Os americanos também não ficaram atrás e 12 anos depois fizeram a humanidade pisar na Lua, outro “grande passo” na famigerada corrida espacial. Sabe-se que os programas espaciais americano e soviético eram fruto da bipolaridade do pós-guerra e estavam inseridos em um contexto militar. Não à toa, o desenvolvedor do famoso foguete Saturno V da Apolo 11, Wernher von Braun, foi o engenheiro que muitos anos antes havia participado do desenvolvimento da temida V2 alemã.
De fato, grande parte da tecnologia que utilizamos hoje é proveniente da área militar, principalmente da área espacial. O que seria das nossas vidas hoje sem o sistema GPS? Os aviões comerciais se orientam utilizando GPS e sistemas inerciais de ponta por meio da sua constelação de satélites. As nossas viagens de automóvel ficaram mais fáceis e rápidas, uma vez que podemos escolher os melhores caminhos e encurtar as distâncias. Até mesmo a televisão, a internet e a telefonia migraram para o domínio espacial, que o diga o bilionário Elon Musk.

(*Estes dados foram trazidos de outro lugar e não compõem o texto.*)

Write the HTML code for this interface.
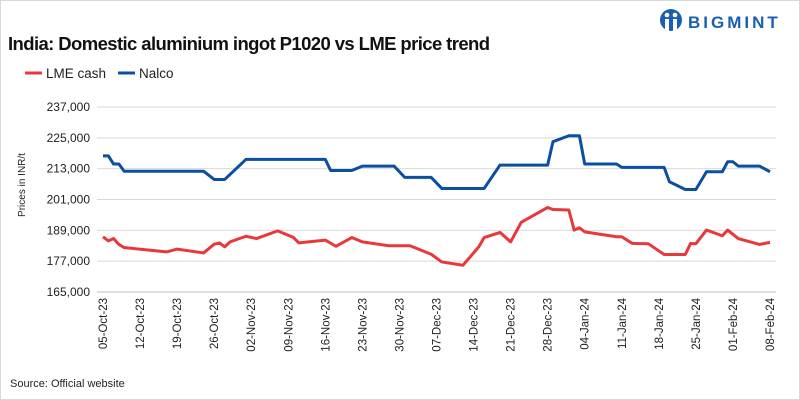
<!DOCTYPE html>
<html><head><meta charset="utf-8"><style>
body{margin:0;background:#fff}
svg{display:block;font-family:"Liberation Sans",sans-serif}
</style></head><body>
<svg width="800" height="400">
<rect x="0.5" y="0.5" width="799" height="399" fill="#fff" stroke="#d9d9d9"/>
<text x="8" y="50" font-size="18.5" font-weight="bold" fill="#111" letter-spacing="-0.6">India: Domestic aluminium ingot P1020 vs LME price trend</text>
<g>
<circle cx="671" cy="20" r="11" fill="#1a5fb4"/>
<circle cx="667" cy="15" r="2.3" fill="#fff"/><circle cx="675" cy="15" r="2.3" fill="#fff"/>
<rect x="665" y="19" width="4" height="12" fill="#fff"/><rect x="673" y="19" width="4" height="12" fill="#fff"/>
<text x="688" y="28" font-size="17" font-weight="bold" fill="#1a5fb4" letter-spacing="3">BIGMINT</text>
</g>
<g>
<line x1="25" y1="73" x2="42" y2="73" stroke="#e8383b" stroke-width="3"/>
<text x="46" y="78" font-size="13.5" fill="#222">LME cash</text>
<line x1="118" y1="73" x2="135" y2="73" stroke="#0a4fa0" stroke-width="3"/>
<text x="139" y="78" font-size="13.5" fill="#222">Nalco</text>
</g>
<text transform="translate(25,185) rotate(-90)" text-anchor="middle" font-size="10" fill="#222">Prices in INR/t</text>
<g id="grid"></g><g id="yt"></g><g id="xt"></g><g id="lines"></g>
<text x="10" y="387" font-size="11" fill="#222">Source: Official website</text>
</svg>
<script>
const yTicks=[165000,177000,189000,201000,213000,225000,237000];
const xTickLabels=["05-Oct-23","12-Oct-23","19-Oct-23","26-Oct-23","02-Nov-23","09-Nov-23","16-Nov-23","23-Nov-23","30-Nov-23","07-Dec-23","14-Dec-23","21-Dec-23","28-Dec-23","04-Jan-24","11-Jan-24","18-Jan-24","25-Jan-24","01-Feb-24","08-Feb-24"];
const nalcoDays=[0,1,2,3,4,19,21,23,27,42,43,47,49,55,57,62,64,72,75,84,85,88,90,91,97,98,106,107,110,112,114,117,118,119,120,124,126];
const nalcoVals=[218000,218000,214800,214800,212000,212000,208800,208800,216600,216600,212300,212300,214000,214000,209600,209600,205300,205300,214400,214400,223500,225800,225800,214800,214800,213500,213500,207900,204900,204900,211800,211800,215700,215700,214000,214000,211800];
const lmeDays=[0,1,2,3,4,12,14,19,21,22,23,24,27,29,33,36,37,42,44,47,49,54,58,62,64,68,71,72,75,77,79,84,85,88,89,90,91,97,98,100,103,106,110,111,112,114,117,118,120,124,126];
const lmeVals=[186500,184900,185800,183500,182300,180600,181700,180200,183600,184100,182600,184500,186700,185800,188800,186200,184100,185200,182800,186200,184500,183000,183000,179700,176700,175400,182600,186200,188200,184500,192100,197900,197100,196900,189100,190000,188400,186500,186500,183900,183800,179600,179600,183900,183800,189100,186900,189100,185800,183500,184300];
const NS="http://www.w3.org/2000/svg";
const X=d=>103+d*(667/126), Y=v=>292-(v-165000)*(185/72000);
function mk(t,a,p){const e=document.createElementNS(NS,t);for(const k in a)e.setAttribute(k,a[k]);document.getElementById(p).appendChild(e);return e;}
yTicks.forEach(v=>{
 const g=mk('line',{x1:97,x2:776,y1:Y(v),y2:Y(v),stroke:v==165000?'#bfbfbf':'#d9d9d9','stroke-width':1},'grid');
 
 
 const t=mk('text',{x:90,y:Y(v)+4,'text-anchor':'end','font-size':12,fill:'#222'},'yt');
 t.textContent=v.toLocaleString('en-US');
 
 
});
xTickLabels.forEach((l,i)=>{
 const x=X(i*7);
 const t=mk('text',{transform:`translate(${x+4},298) rotate(-90)`,'text-anchor':'end','font-size':11.5,fill:'#222'},'xt');
 t.textContent=l;
 
 
});
function line(days,vals,col,name){
 const p=mk('polyline',{points:days.map((d,i)=>X(d)+','+Y(vals[i])).join(' '),fill:'none',stroke:col,'stroke-width':3,'stroke-linejoin':'round'},'lines');
 
 
}
line(nalcoDays,nalcoVals,'#0a4fa0','nalco-line');
line(lmeDays,lmeVals,'#e8383b','lme-cash-line');
</script>
</body></html>
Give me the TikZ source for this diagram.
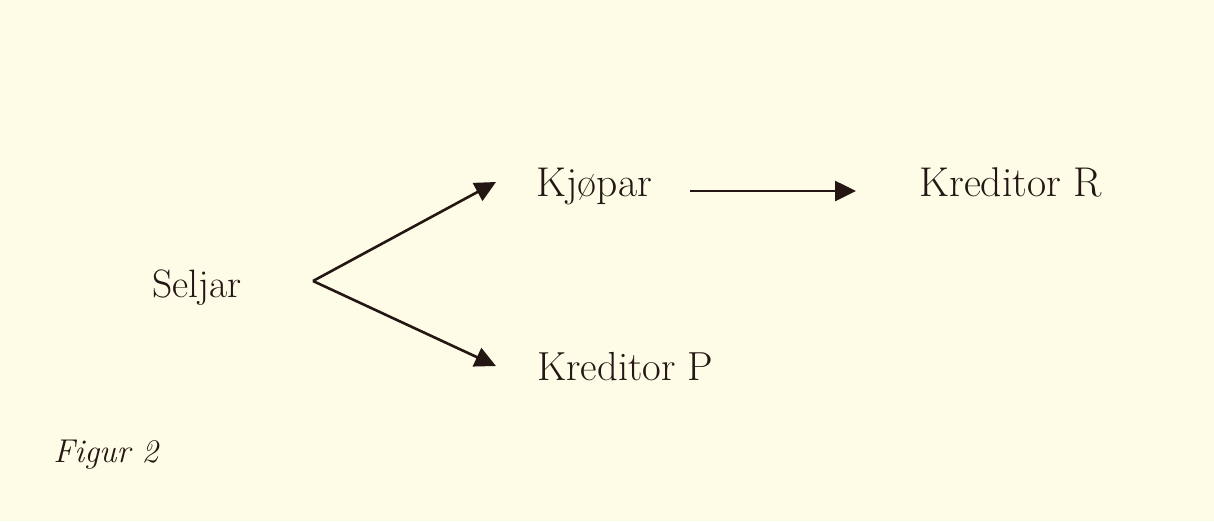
\documentclass[tikz,border=0pt]{standalone}
\usetikzlibrary{arrows.meta}
\definecolor{bg}{RGB}{254,251,231}
\definecolor{ink}{RGB}{36,22,18}
\begin{document}
\begin{tikzpicture}[x=0.5pt,y=-0.5pt,
  lbl/.style={anchor=base west,inner sep=0pt,text=ink,font=\fontsize{20.8}{25}\selectfont},
  arr/.style={draw=ink,line width=1.3pt,-{Triangle[length=10.5pt,width=10pt]}}]
\fill[bg] (0,0) rectangle (1214,521);
\useasboundingbox (0,0) rectangle (1214,521);
\node[lbl,font=\fontsize{19.8}{24}\selectfont] (seljar) at (152,297) {Seljar};
\node[lbl] (kjopar) at (536,196) {Kjøpar};
\node[lbl] (kredR) at (919,196) {Kreditor R};
\node[lbl,font=\fontsize{20.3}{24}\selectfont] (kredP) at (537,380) {Kreditor P};
\node[anchor=base west,inner sep=0pt,text=ink,font=\fontsize{16.5}{20}\selectfont\itshape] (fig) at (53,462) {Figur 2};
\coordinate (v) at (313,281);
\coordinate (t1) at (496,182);
\coordinate (t2) at (496,366);
\coordinate (h1) at (690,191);
\coordinate (h2) at (856,191);
\draw[arr] (v) -- (t1);
\draw[arr] (v) -- (t2);
\draw[arr] (h1) -- (h2);
\end{tikzpicture}
\end{document}
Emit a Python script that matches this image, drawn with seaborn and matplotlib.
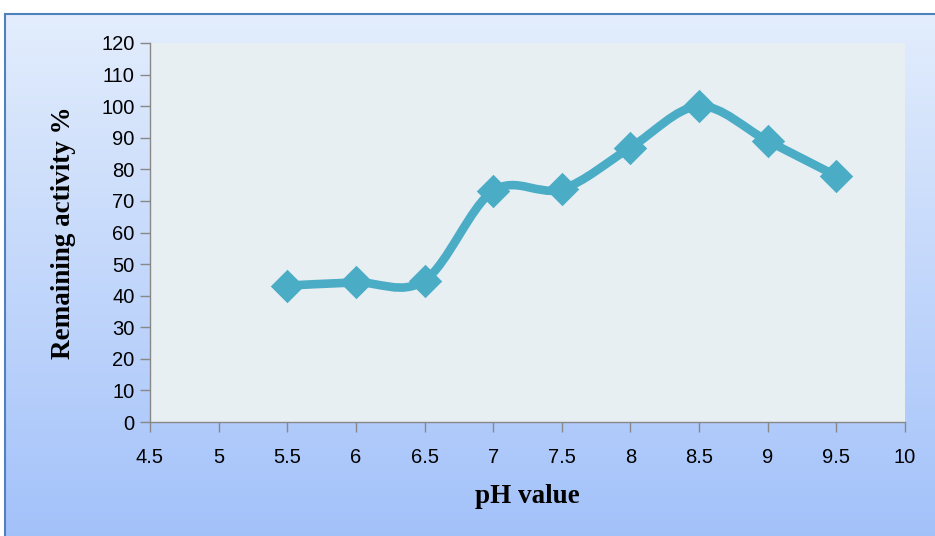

Poderíamos aqui dissertar longamente sobre as benesses que nos foram legadas por meio dos programas militares, visto que suas tecnologias sempre encontram um uso dual e o mundo civil termina sendo o maior beneficiário, pois no intervalo dos conflitos inerentes à natureza humana, a civilização encontra caminhos de desenvolvimento. Ansiamos pela paz, no entanto, alguns dizem que não há paz, apenas períodos entre guerras.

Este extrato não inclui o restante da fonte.